The US House of Representative is looking at a bi-partisan bill introduced on May 23 that will reduce fuel taxes on liquefied natural gas as a transportation fuel. It’s based on leveling the playing field for transportation fuel based on an energy equivalent basis. Currently, the federal highway excise tax on both diesel and LNG is set at 24.3 cents per gallon, but it takes about 1.7 gallons of LNG to equal the energy content of one gallon of diesel – 70% higher than diesel. The House bill changes the way LNG is taxed – from a volume (gallon) to an energy content (diesel gallon equivalent) basis.
Representatives Mac Thornberry (R-TX) and John Larson (D-CT) have introduced the “LNG Excise Tax Equalization Act of 2013” (H.R. 2202) in the U.S. House of Representatives. Senators Michael Bennet (D-CO) and Richard Burr (R-NC) will introduce a similar bill to the Senate when it returns from recess.

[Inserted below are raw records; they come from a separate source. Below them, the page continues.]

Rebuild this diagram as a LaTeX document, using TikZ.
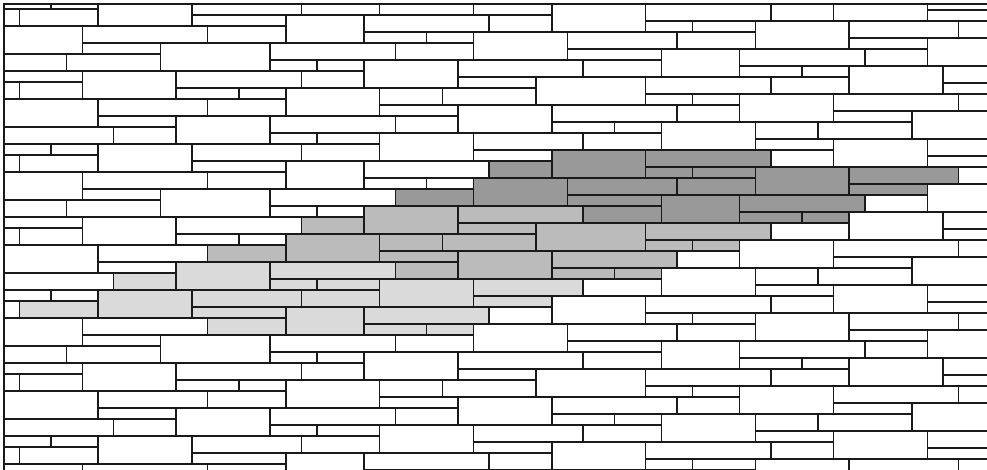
\documentclass[tikz,border=0pt]{standalone}
\definecolor{lightg}{HTML}{DADADA}
\definecolor{midg}{HTML}{BBBBBB}
\definecolor{darkg}{HTML}{999999}
\definecolor{edgecol}{HTML}{1A1A1A}
\tikzset{brick/.style={draw=edgecol, line width=1.5pt}}
\def\uu{15.65}
% y levels: A=0 B=11 C=17 D=28 E=34 F=39 G=45 H=56 I=62 J=73
\newcommand\brk[4]{\filldraw[brick, fill=\tilecolour] ({#1*\uu},#3) rectangle ({#2*\uu},#4);}
\newcommand\brickunitA{%
\brk{0}{5}{39}{56}
\brk{5}{11}{28}{56}
\brk{6}{10}{11}{28}
\brk{10}{16}{0}{28}
\brk{11}{15}{28}{45}
\brk{15}{21}{28}{45}
\brk{11}{16}{45}{56}
\brk{12}{16}{56}{73}
\brk{16}{21}{17}{28}
\brk{16}{24}{0}{17}
\brk{16}{22}{45}{73}
\brk{21}{28}{17}{45}
\brk{22}{30}{45}{62}
\brk{22}{26}{62}{73}
\brk{26}{29}{62}{73}
\brk{28}{36}{17}{34}
\brk{28}{31}{34}{45}
\brk{31}{34}{34}{45}
}
\newcommand\brickunitB{%
\brk{0}{5}{39}{56}
\brk{5}{11}{28}{56}
\brk{6}{10}{11}{28}
\brk{10}{16}{0}{28}
\brk{11}{18}{28}{45}
\brk{18}{23}{28}{45}
\brk{11}{17}{45}{56}
\brk{12}{17}{56}{73}
\brk{16}{19}{17}{28}
\brk{19}{23}{17}{28}
\brk{16}{24}{0}{17}
\brk{17}{22}{45}{73}
\brk{23}{29}{17}{45}
\brk{29}{36}{17}{34}
\brk{29}{34}{34}{45}
\brk{22}{30}{45}{62}
\brk{22}{26}{62}{73}
\brk{26}{29}{62}{73}
}
\begin{document}
\begin{tikzpicture}[x=1pt,y=-1pt]
\useasboundingbox (0,0) rectangle (987,470);
\fill[white] (0,0) rectangle (987,470);
\begin{scope}
\clip (4,4) rectangle (995,480);
\foreach \i in {-4,...,5}{
 \foreach \j in {-4,...,4}{
  \pgfmathsetmacro\ox{207.5+12*\uu*\i}
  \pgfmathsetmacro\oy{206-56*\i+146*\j}
  \def\tilecolour{white}
  \ifnum\j=0
    \ifnum\i=-1 \def\tilecolour{lightg}\fi
    \ifnum\i=0 \def\tilecolour{midg}\fi
    \ifnum\i=1 \def\tilecolour{darkg}\fi
  \fi
  \begin{scope}[shift={(\ox,\oy)}]
    \ifodd\i \brickunitB \else \brickunitA \fi
  \end{scope}
 }}
\end{scope}
\draw[brick] (4,480) -- (4,4) -- (995,4);
\end{tikzpicture}
\end{document}
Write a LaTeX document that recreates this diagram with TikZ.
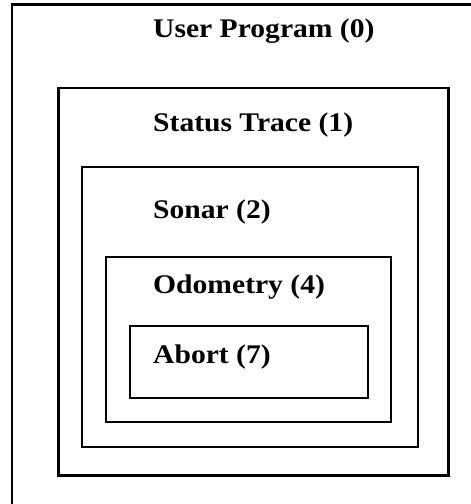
\documentclass[tikz,border=0pt]{standalone}
\usepackage{fontspec}
\newfontfamily\layerfont{Liberation Serif}[FakeStretch=1.1]
\usetikzlibrary{positioning}

\begin{document}
\begin{tikzpicture}[x=1bp, y=-1bp, line join=miter,
	box/.style={line width=2.4bp},
	layer/.style={anchor=base west, inner sep=0pt, font=\layerfont\bfseries\fontsize{27}{32}\selectfont}]
	\useasboundingbox (0,0) rectangle (471,504);

	% outer frame (only top and left edge in view)
	\draw[box] (12,504) -- (12,4.5) -- (471,4.5);

	% nested layers
	\draw[box] (58.5,88) rectangle (448.5,475.5);
	\draw[box] (82,167) rectangle (418,447);
	\draw[box] (106,257) rectangle (391,422);
	\draw[box] (130,326) rectangle (368,398);

	% layer names
	\node[layer] (user) at (153,38) {User Program (0)};
	\node[layer] (trace) at (153,132) {Status Trace (1)};
	\node[layer] (sonar) at (153,218) {Sonar (2)};
	\node[layer] (odo) at (153,293) {Odometry (4)};
	\node[layer] (abort) at (153,363) {Abort (7)};
\end{tikzpicture}
\end{document}
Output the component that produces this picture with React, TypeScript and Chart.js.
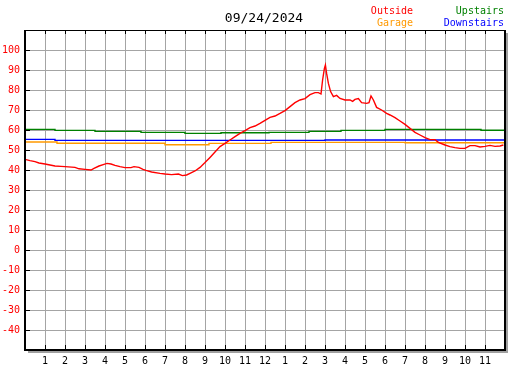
import React, { useEffect, useRef } from "react";
import { Chart, registerables } from "chart.js";

Chart.register(...registerables);

const chartTitle = "09/24/2024";
const seriesNames = ["Outside", "Garage", "Upstairs", "Downstairs"];
const hourLabels = ["1", "2", "3", "4", "5", "6", "7", "8", "9", "10", "11", "12", "1", "2", "3", "4", "5", "6", "7", "8", "9", "10", "11"];

const outsideHours = [0, 0.25, 0.5, 0.7, 1, 1.25, 1.5, 1.8, 2, 2.5, 2.7, 3, 3.3, 3.45, 3.7, 3.95, 4.1, 4.3, 4.5, 4.75, 5, 5.3, 5.45, 5.7, 5.9, 6.05, 6.33, 6.75, 7, 7.33, 7.67, 7.87, 8.08, 8.25, 8.5, 8.75, 9, 9.25, 9.5, 9.75, 10, 10.25, 10.5, 10.75, 11, 11.25, 11.5, 11.75, 12, 12.25, 12.5, 12.75, 13, 13.25, 13.5, 13.75, 14, 14.25, 14.5, 14.67, 14.8, 14.88, 14.97, 15.02, 15.08, 15.17, 15.28, 15.42, 15.58, 15.75, 16, 16.25, 16.38, 16.5, 16.67, 16.83, 17.08, 17.2, 17.3, 17.42, 17.58, 17.83, 18.08, 18.25, 18.5, 18.75, 19, 19.25, 19.5, 19.75, 20, 20.25, 20.5, 20.67, 21, 21.25, 21.5, 21.75, 22, 22.25, 22.5, 22.75, 23, 23.25, 23.5, 23.75, 23.92];
const outsideTemps = [45.3, 44.7, 44.2, 43.5, 43, 42.5, 42, 41.8, 41.7, 41.3, 40.6, 40.3, 40, 40.8, 42, 42.8, 43.3, 43, 42.3, 41.7, 41.2, 41.2, 41.7, 41.3, 40.3, 39.8, 39, 38.3, 38, 37.7, 38, 37.2, 37.5, 38.3, 39.5, 41.3, 43.7, 46.3, 49, 51.7, 53.3, 55, 56.7, 58.3, 59.7, 61.2, 62, 63.3, 64.8, 66.3, 67, 68.3, 69.7, 71.7, 73.7, 75, 75.7, 77.7, 78.7, 78.7, 78, 85, 90.8, 92.5, 88.3, 83.3, 79.2, 76.7, 77.3, 75.8, 75, 75, 74.3, 75.3, 75.7, 73.7, 73.3, 73.7, 77, 75, 71.3, 70, 68.3, 67.5, 66.2, 64.5, 62.8, 60.8, 58.8, 57.5, 56.2, 55.2, 55.2, 53.8, 52.5, 51.7, 51.2, 50.8, 50.8, 52.2, 52.2, 51.5, 51.8, 52.3, 51.8, 52, 52.5];

const garageHours = [0, 1.6, 7.0, 9.2, 12.3, 19.0, 24];
const garageTemps = [54.0, 53.4, 52.6, 53.3, 53.8, 53.6, 53.6];

const upstairsHours = [0, 1.5, 3.5, 5.8, 8.0, 9.8, 12.2, 14.2, 15.8, 18.0, 22.8, 24];
const upstairsTemps = [60.3, 59.8, 59.3, 58.8, 58.3, 58.6, 58.8, 59.3, 59.8, 60.3, 59.9, 59.9];

const downstairsHours = [0, 1.5, 15.0, 24];
const downstairsTemps = [55.3, 54.8, 55.0, 55.0];

const seriesColors = ["#ff0000", "#ff9900", "#008000", "#0000ff"];
const yTickLabels = ["-40", "-30", "-20", "-10", "0", "10", "20", "30", "40", "50", "60", "70", "80", "90", "100"];

const toPoints = (xs: number[], ys: number[]) => xs.map((x, i) => ({ x, y: ys[i] }));

const MONO = '"DejaVu Sans Mono", "Liberation Mono", monospace';

const decorPlugin = {
  id: "decor",
  afterDraw(chart: any) {
    const { ctx, chartArea, scales } = chart;
    const { left, right, top, bottom } = chartArea;
    ctx.save();
    // shadow
    ctx.fillStyle = "#a0a0a0";
    ctx.fillRect(right + 1, top + 3, 2, bottom - top);
    ctx.fillRect(left + 3, bottom + 1, right - left, 2);
    // frame
    ctx.fillStyle = "#000000";
    ctx.fillRect(left, top, right - left + 1, 1);
    ctx.fillRect(left - 1, top, 2, bottom - top + 1);
    ctx.fillRect(left - 1, bottom - 1, right - left + 2, 2);
    ctx.fillRect(right - 1, top, 2, bottom - top + 1);
    // inward ticks
    for (let h = 1; h < 24; h++) {
      const px = Math.round(scales.x.getPixelForValue(h));
      ctx.fillRect(px, bottom - 5, 1, 5);
      ctx.fillRect(px, top, 1, 4);
    }
    for (let v = -40; v <= 100; v += 10) {
      const py = Math.round(scales.y.getPixelForValue(v));
      ctx.fillRect(left, py, 5, 1);
    }
    // title
    ctx.textBaseline = "middle";
    ctx.textAlign = "center";
    ctx.font = `13px ${MONO}`;
    ctx.fillText(chartTitle, 264, 19);
    // legend
    ctx.font = `10px ${MONO}`;
    ctx.textAlign = "right";
    ctx.fillStyle = seriesColors[0];
    ctx.fillText(seriesNames[0], 413, 11);
    ctx.fillStyle = seriesColors[1];
    ctx.fillText(seriesNames[1], 413, 23);
    ctx.fillStyle = seriesColors[2];
    ctx.fillText(seriesNames[2], 504, 11);
    ctx.fillStyle = seriesColors[3];
    ctx.fillText(seriesNames[3], 504, 23);
    ctx.restore();
  },
};

export default function App() {
  const canvasRef = useRef<HTMLCanvasElement | null>(null);

  useEffect(() => {
    document.body.style.margin = "0";
    const canvas = canvasRef.current;
    if (!canvas) return;
    const lineDs = (label: string, data: any[], color: string, stepped: any) => ({
      label,
      data,
      borderColor: color,
      backgroundColor: color,
      borderWidth: 1.4,
      pointRadius: 0,
      tension: 0,
      stepped,
      fill: false,
    });
    const chart = new Chart(canvas, {
      type: "line",
      data: {
        datasets: [
          lineDs(seriesNames[0], toPoints(outsideHours, outsideTemps), seriesColors[0], false),
          lineDs(seriesNames[1], toPoints(garageHours, garageTemps), seriesColors[1], "before"),
          lineDs(seriesNames[2], toPoints(upstairsHours, upstairsTemps), seriesColors[2], "before"),
          lineDs(seriesNames[3], toPoints(downstairsHours, downstairsTemps), seriesColors[3], "before"),
        ],
      },
      options: {
        animation: false,
        responsive: false,
        maintainAspectRatio: false,
        devicePixelRatio: 1,
        layout: { padding: { left: 0, right: 22, top: 30, bottom: 0 } },
        plugins: {
          legend: { display: false },
          title: { display: false },
          tooltip: { enabled: false },
        },
        scales: {
          x: {
            type: "linear",
            min: 0,
            max: 24,
            afterFit: (s: any) => {
              s.height = 20;
            },
            border: { display: false },
            grid: { color: "#a4a4a4", lineWidth: 1, drawTicks: false },
            ticks: {
              stepSize: 1,
              autoSkip: false,
              maxRotation: 0,
              padding: 5,
              color: "#000000",
              font: { family: MONO, size: 10 },
              callback: (v: any) => (v >= 1 && v <= 23 ? hourLabels[v - 1] : ""),
            },
          },
          y: {
            type: "linear",
            min: -50,
            max: 110,
            afterFit: (s: any) => {
              s.width = 25;
            },
            border: { display: false },
            grid: { color: "#a4a4a4", lineWidth: 1, drawTicks: false },
            ticks: {
              stepSize: 10,
              autoSkip: false,
              padding: 5,
              color: "#ff0000",
              font: { family: MONO, size: 10 },
              callback: (v: any) => (v >= -40 && v <= 100 ? yTickLabels[(v + 40) / 10] : ""),
            },
          },
        },
      },
      plugins: [decorPlugin],
    } as any);
    return () => chart.destroy();
  }, []);

  return (
    <div style={{ width: 527, height: 370, overflow: "hidden", background: "#ffffff" }}>
      <canvas ref={canvasRef} width={527} height={370} style={{ display: "block", width: 527, height: 370 }} />
    </div>
  );
}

NGVAmerica issued a calculation in its press release on how to better understand the disparity under the current excise tax: “….a diesel truck traveling 100,000 miles per year at 5 miles per gallon consumes 20,000 gallons of diesel fuel. An identical LNG truck would require 34,000 gallons of LNG to travel the same distance. While the LNG truck uses a cleaner form of fuel, it would pay an additional $3,402 per year in taxes for using LNG.”